The head of state-owned airline Tarom, Eugen Davidoiu, has resigned on Monday, the same day when the Control Body of the Prime Minister was set to start a review of the company’s activity, according to media reports.
Davidoiu, who took the helm at Tarom in early February, suggested on Sunday that he doesn’t have any reasons to step down.
“Why should they ask me to resign? Because I brought in two new planes? Because I tried to make the company more efficient? Because I made some interest groups nervous?” Davidoiu told Digi24. He added that the would eventually leave because he was “fed up”.
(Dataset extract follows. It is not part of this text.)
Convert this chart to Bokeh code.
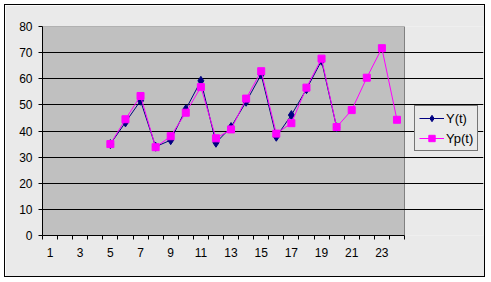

The outgoing manager explained that Tarom has lost “hundreds of millions of euros” in the past decade. He went on to say that there are foreign state companies that want Tarom to “disappear.”
Meanwhile, PM Mihai Tudose met on Monday morning with the minister of transport, Razvan Cuc, to talk about Tarom’s situation, according to sources quoted by Agerpres newswire.
On Sunday evening, the PM said that Tarom has to become profitable and that the company will not be closed or sold. Tudose said the company had 2,000 employees, most of them in support departments.
“If there were 1,000 pilots it would have been good, but there are a lot in these support departments, such as marketing,” said the PM.
Under Davidoiu’s mandate, Tarom announced that it would resume long-haul flights to China and the US as the company would acquire new planes for these routes.